China has already emerged with unusual strength, while we - Europeans of the Union - fight to avoid sinking, without finding the way. Set against an ascending process, that appears unstoppable, is a descending one, a loss of relevance, which we are unable to stop, much less reverse.
This time, the purpose of my visit to China was the start of a dialogue, which should allow both parties to obtain a deeper knowledge of reciprocal realities.
For Zheng Bijian, chairman of the China Institute of Innovation and Development Strategy, Beijing, and my counterpart at the dialogue, the initiative of mutual approach is reflected in a "decalogue" under a forceful and interesting idea: "to analyze the convergence of interests, with the aim of building lasting and solid communities of interests".
The 10 points of his strategy include China's own challenges in the short, medium and long terms, his vision about the problems of the European Union, including the debt crisis and the concerns about its more serious by-products of growth and employment, and his analysis of bilateral and global shared or shareable interests.
Zheng spoke on his own behalf, but he represented a strategic approach assumed by the Chinese authorities. My analysis of the European challenges, the perception about China, the potentialities of the relationship between both parties and the points of reciprocal interest in other areas of the world, was personal, with no representation. Perhaps the assignment to the Reflection Group on the Future of Europe, which I chaired between 2008 and 2010, weighs on the invitation to dialogue.
The first imbalance for the progress of a fruitful relationship for both parties are the speakers. In the EU, there are common institutions of representation: the European Commission and the Presidency of the Council of the EU - there is even a common document to define bilateral relationship, which is not comparable to the one I am mentioning on the Chinese part.

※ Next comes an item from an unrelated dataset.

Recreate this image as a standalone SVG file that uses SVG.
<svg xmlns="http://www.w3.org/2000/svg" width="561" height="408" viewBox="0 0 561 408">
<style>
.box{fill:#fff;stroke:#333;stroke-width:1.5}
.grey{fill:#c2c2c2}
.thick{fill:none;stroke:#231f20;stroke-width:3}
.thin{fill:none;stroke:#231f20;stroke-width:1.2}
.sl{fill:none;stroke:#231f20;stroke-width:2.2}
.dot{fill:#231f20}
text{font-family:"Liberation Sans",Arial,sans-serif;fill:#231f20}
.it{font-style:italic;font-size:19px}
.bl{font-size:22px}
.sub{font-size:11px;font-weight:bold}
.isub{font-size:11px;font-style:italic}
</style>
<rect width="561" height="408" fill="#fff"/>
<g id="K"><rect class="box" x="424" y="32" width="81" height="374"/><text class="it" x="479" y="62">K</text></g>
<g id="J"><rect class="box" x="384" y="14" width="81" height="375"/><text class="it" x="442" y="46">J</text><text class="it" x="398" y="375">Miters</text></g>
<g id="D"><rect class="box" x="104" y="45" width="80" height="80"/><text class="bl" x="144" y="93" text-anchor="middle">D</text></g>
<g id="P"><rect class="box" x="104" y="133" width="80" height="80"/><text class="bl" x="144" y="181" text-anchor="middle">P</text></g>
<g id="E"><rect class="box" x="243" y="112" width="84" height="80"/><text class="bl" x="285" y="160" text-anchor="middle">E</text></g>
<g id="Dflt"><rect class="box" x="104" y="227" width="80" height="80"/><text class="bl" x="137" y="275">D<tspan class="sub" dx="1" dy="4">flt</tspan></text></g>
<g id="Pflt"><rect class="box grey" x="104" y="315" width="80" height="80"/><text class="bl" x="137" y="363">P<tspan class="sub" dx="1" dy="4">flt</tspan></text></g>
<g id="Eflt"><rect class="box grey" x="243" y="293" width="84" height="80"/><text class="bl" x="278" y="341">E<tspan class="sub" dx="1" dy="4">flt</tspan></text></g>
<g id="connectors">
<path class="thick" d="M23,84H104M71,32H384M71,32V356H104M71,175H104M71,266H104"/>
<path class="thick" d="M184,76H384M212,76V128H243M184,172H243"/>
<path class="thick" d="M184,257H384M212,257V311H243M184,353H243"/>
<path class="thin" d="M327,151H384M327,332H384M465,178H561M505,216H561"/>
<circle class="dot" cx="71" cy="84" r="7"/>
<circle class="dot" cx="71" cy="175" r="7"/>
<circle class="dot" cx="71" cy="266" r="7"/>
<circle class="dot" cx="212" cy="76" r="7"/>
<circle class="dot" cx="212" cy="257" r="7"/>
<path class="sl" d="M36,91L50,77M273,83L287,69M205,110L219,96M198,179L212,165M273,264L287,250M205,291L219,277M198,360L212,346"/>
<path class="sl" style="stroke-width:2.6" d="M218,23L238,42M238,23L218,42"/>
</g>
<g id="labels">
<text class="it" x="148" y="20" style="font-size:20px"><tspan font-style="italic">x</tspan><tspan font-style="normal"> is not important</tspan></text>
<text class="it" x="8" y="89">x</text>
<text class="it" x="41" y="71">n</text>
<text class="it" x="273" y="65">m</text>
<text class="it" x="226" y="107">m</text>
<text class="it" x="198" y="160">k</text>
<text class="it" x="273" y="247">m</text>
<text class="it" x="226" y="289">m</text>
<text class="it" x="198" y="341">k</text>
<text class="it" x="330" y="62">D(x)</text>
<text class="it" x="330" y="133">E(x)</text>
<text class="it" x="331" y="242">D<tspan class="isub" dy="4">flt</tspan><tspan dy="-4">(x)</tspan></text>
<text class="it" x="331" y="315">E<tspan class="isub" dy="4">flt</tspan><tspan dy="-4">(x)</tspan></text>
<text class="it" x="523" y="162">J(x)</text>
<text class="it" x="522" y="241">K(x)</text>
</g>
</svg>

But make no mistake, the EU does not have a true common strategy with China. Beyond what the treaties say, member states prioritize their bilateral and direct relationship with China, according to national, and not common, interests.
It is very difficult, under the circumstances, for China to regard the EU as a true speaker for the whole of the European area with a population of 500 million. Not because it may not wish to do so, for it proposes it and analyzes the realities and potentialities of that relationship, but because we, the countries of the EU, take very scant account of common interests, and we continue prioritizing national ones.
The resultant reality of a shared public space, with a single currency, the eurozone, with the largest and most powerful domestic market without borders in the world up to now, but without a true exterior projection of these elements, together with the lack of a common economic and fiscal governance, is weakening us all, the bigger ones and the not-so-big.